TASK DESCRIPTION:
Only the pictures are omitted; repeat all other data exactly.

## START

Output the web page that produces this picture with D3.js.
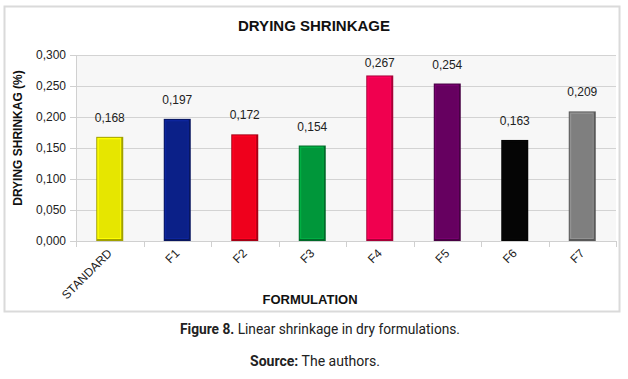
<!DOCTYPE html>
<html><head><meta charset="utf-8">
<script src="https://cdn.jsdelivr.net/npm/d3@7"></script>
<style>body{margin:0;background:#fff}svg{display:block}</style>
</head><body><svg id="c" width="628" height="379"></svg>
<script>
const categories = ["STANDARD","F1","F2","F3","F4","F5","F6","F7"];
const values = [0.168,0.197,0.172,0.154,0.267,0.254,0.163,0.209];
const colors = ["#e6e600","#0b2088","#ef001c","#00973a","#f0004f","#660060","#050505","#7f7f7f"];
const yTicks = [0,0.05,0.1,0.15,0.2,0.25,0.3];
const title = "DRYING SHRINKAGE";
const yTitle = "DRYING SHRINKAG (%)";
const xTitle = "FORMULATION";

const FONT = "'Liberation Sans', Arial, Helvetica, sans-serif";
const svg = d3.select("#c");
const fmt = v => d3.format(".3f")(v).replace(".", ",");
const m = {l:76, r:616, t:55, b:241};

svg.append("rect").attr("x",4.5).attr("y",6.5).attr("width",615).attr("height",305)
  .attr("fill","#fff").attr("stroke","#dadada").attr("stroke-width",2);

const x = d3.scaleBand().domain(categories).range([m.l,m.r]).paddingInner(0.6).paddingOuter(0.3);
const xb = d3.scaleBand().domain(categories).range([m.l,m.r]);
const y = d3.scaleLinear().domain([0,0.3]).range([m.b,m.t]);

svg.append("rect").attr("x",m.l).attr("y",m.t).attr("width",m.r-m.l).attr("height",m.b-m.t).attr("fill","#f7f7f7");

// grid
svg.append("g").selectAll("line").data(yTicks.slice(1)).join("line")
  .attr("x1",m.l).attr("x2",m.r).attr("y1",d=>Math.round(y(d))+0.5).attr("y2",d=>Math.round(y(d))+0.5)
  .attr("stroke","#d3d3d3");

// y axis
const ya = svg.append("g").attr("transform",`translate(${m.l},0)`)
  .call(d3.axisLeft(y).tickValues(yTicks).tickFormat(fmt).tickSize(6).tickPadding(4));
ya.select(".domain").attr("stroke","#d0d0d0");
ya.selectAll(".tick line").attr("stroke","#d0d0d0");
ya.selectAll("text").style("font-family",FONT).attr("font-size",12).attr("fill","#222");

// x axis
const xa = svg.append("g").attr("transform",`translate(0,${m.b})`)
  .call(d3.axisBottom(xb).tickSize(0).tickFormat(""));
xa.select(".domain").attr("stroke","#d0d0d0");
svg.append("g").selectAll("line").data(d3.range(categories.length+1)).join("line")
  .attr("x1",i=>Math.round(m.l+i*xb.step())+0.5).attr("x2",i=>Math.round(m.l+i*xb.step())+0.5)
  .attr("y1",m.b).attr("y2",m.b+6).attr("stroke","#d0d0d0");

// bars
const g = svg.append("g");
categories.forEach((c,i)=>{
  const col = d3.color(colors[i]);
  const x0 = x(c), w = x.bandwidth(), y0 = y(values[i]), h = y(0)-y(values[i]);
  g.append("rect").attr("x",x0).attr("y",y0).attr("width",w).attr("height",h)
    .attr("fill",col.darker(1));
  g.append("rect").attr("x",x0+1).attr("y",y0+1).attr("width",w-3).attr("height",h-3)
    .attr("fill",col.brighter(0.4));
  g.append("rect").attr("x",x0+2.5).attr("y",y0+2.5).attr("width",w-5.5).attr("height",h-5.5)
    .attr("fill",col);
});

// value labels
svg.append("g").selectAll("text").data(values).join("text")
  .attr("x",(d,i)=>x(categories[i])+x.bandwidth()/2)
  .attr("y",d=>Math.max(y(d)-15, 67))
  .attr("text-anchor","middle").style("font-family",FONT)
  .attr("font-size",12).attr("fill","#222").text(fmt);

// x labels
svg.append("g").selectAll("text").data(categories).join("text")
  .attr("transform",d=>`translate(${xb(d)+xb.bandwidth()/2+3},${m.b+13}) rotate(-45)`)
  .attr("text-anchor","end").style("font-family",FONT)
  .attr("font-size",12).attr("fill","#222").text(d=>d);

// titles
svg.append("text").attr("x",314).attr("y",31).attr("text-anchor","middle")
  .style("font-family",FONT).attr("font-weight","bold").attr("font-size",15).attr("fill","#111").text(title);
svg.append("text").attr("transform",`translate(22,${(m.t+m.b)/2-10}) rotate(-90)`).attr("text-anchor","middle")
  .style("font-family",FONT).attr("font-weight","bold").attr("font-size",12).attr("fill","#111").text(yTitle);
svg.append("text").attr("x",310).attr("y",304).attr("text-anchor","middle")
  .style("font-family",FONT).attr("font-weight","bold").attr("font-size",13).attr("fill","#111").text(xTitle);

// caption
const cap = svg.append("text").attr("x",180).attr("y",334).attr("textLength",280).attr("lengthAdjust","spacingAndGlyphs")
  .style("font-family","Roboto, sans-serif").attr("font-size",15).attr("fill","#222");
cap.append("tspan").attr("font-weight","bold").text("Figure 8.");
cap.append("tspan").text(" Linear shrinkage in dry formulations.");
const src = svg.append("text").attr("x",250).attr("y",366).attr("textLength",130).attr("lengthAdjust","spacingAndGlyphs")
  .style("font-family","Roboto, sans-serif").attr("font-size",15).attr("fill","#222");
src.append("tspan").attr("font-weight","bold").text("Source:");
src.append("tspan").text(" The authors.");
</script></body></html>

## END

EXERCISE RESPONSE:
Output the web page that produces this picture with D3.js.
<!DOCTYPE html>
<html><head><meta charset="utf-8">
<script src="https://cdn.jsdelivr.net/npm/d3@7"></script>
<style>body{margin:0;background:#fff}svg{display:block}</style>
</head><body><svg id="c" width="628" height="379"></svg>
<script>
const categories = ["STANDARD","F1","F2","F3","F4","F5","F6","F7"];
const values = [0.168,0.197,0.172,0.154,0.267,0.254,0.163,0.209];
const colors = ["#e6e600","#0b2088","#ef001c","#00973a","#f0004f","#660060","#050505","#7f7f7f"];
const yTicks = [0,0.05,0.1,0.15,0.2,0.25,0.3];
const title = "DRYING SHRINKAGE";
const yTitle = "DRYING SHRINKAG (%)";
const xTitle = "FORMULATION";

const FONT = "'Liberation Sans', Arial, Helvetica, sans-serif";
const svg = d3.select("#c");
const fmt = v => d3.format(".3f")(v).replace(".", ",");
const m = {l:76, r:616, t:55, b:241};

svg.append("rect").attr("x",4.5).attr("y",6.5).attr("width",615).attr("height",305)
  .attr("fill","#fff").attr("stroke","#dadada").attr("stroke-width",2);

const x = d3.scaleBand().domain(categories).range([m.l,m.r]).paddingInner(0.6).paddingOuter(0.3);
const xb = d3.scaleBand().domain(categories).range([m.l,m.r]);
const y = d3.scaleLinear().domain([0,0.3]).range([m.b,m.t]);

svg.append("rect").attr("x",m.l).attr("y",m.t).attr("width",m.r-m.l).attr("height",m.b-m.t).attr("fill","#f7f7f7");

// grid
svg.append("g").selectAll("line").data(yTicks.slice(1)).join("line")
  .attr("x1",m.l).attr("x2",m.r).attr("y1",d=>Math.round(y(d))+0.5).attr("y2",d=>Math.round(y(d))+0.5)
  .attr("stroke","#d3d3d3");

// y axis
const ya = svg.append("g").attr("transform",`translate(${m.l},0)`)
  .call(d3.axisLeft(y).tickValues(yTicks).tickFormat(fmt).tickSize(6).tickPadding(4));
ya.select(".domain").attr("stroke","#d0d0d0");
ya.selectAll(".tick line").attr("stroke","#d0d0d0");
ya.selectAll("text").style("font-family",FONT).attr("font-size",12).attr("fill","#222");

// x axis
const xa = svg.append("g").attr("transform",`translate(0,${m.b})`)
  .call(d3.axisBottom(xb).tickSize(0).tickFormat(""));
xa.select(".domain").attr("stroke","#d0d0d0");
svg.append("g").selectAll("line").data(d3.range(categories.length+1)).join("line")
  .attr("x1",i=>Math.round(m.l+i*xb.step())+0.5).attr("x2",i=>Math.round(m.l+i*xb.step())+0.5)
  .attr("y1",m.b).attr("y2",m.b+6).attr("stroke","#d0d0d0");

// bars
const g = svg.append("g");
categories.forEach((c,i)=>{
  const col = d3.color(colors[i]);
  const x0 = x(c), w = x.bandwidth(), y0 = y(values[i]), h = y(0)-y(values[i]);
  g.append("rect").attr("x",x0).attr("y",y0).attr("width",w).attr("height",h)
    .attr("fill",col.darker(1));
  g.append("rect").attr("x",x0+1).attr("y",y0+1).attr("width",w-3).attr("height",h-3)
    .attr("fill",col.brighter(0.4));
  g.append("rect").attr("x",x0+2.5).attr("y",y0+2.5).attr("width",w-5.5).attr("height",h-5.5)
    .attr("fill",col);
});

// value labels
svg.append("g").selectAll("text").data(values).join("text")
  .attr("x",(d,i)=>x(categories[i])+x.bandwidth()/2)
  .attr("y",d=>Math.max(y(d)-15, 67))
  .attr("text-anchor","middle").style("font-family",FONT)
  .attr("font-size",12).attr("fill","#222").text(fmt);

// x labels
svg.append("g").selectAll("text").data(categories).join("text")
  .attr("transform",d=>`translate(${xb(d)+xb.bandwidth()/2+3},${m.b+13}) rotate(-45)`)
  .attr("text-anchor","end").style("font-family",FONT)
  .attr("font-size",12).attr("fill","#222").text(d=>d);

// titles
svg.append("text").attr("x",314).attr("y",31).attr("text-anchor","middle")
  .style("font-family",FONT).attr("font-weight","bold").attr("font-size",15).attr("fill","#111").text(title);
svg.append("text").attr("transform",`translate(22,${(m.t+m.b)/2-10}) rotate(-90)`).attr("text-anchor","middle")
  .style("font-family",FONT).attr("font-weight","bold").attr("font-size",12).attr("fill","#111").text(yTitle);
svg.append("text").attr("x",310).attr("y",304).attr("text-anchor","middle")
  .style("font-family",FONT).attr("font-weight","bold").attr("font-size",13).attr("fill","#111").text(xTitle);

// caption
const cap = svg.append("text").attr("x",180).attr("y",334).attr("textLength",280).attr("lengthAdjust","spacingAndGlyphs")
  .style("font-family","Roboto, sans-serif").attr("font-size",15).attr("fill","#222");
cap.append("tspan").attr("font-weight","bold").text("Figure 8.");
cap.append("tspan").text(" Linear shrinkage in dry formulations.");
const src = svg.append("text").attr("x",250).attr("y",366).attr("textLength",130).attr("lengthAdjust","spacingAndGlyphs")
  .style("font-family","Roboto, sans-serif").attr("font-size",15).attr("fill","#222");
src.append("tspan").attr("font-weight","bold").text("Source:");
src.append("tspan").text(" The authors.");
</script></body></html>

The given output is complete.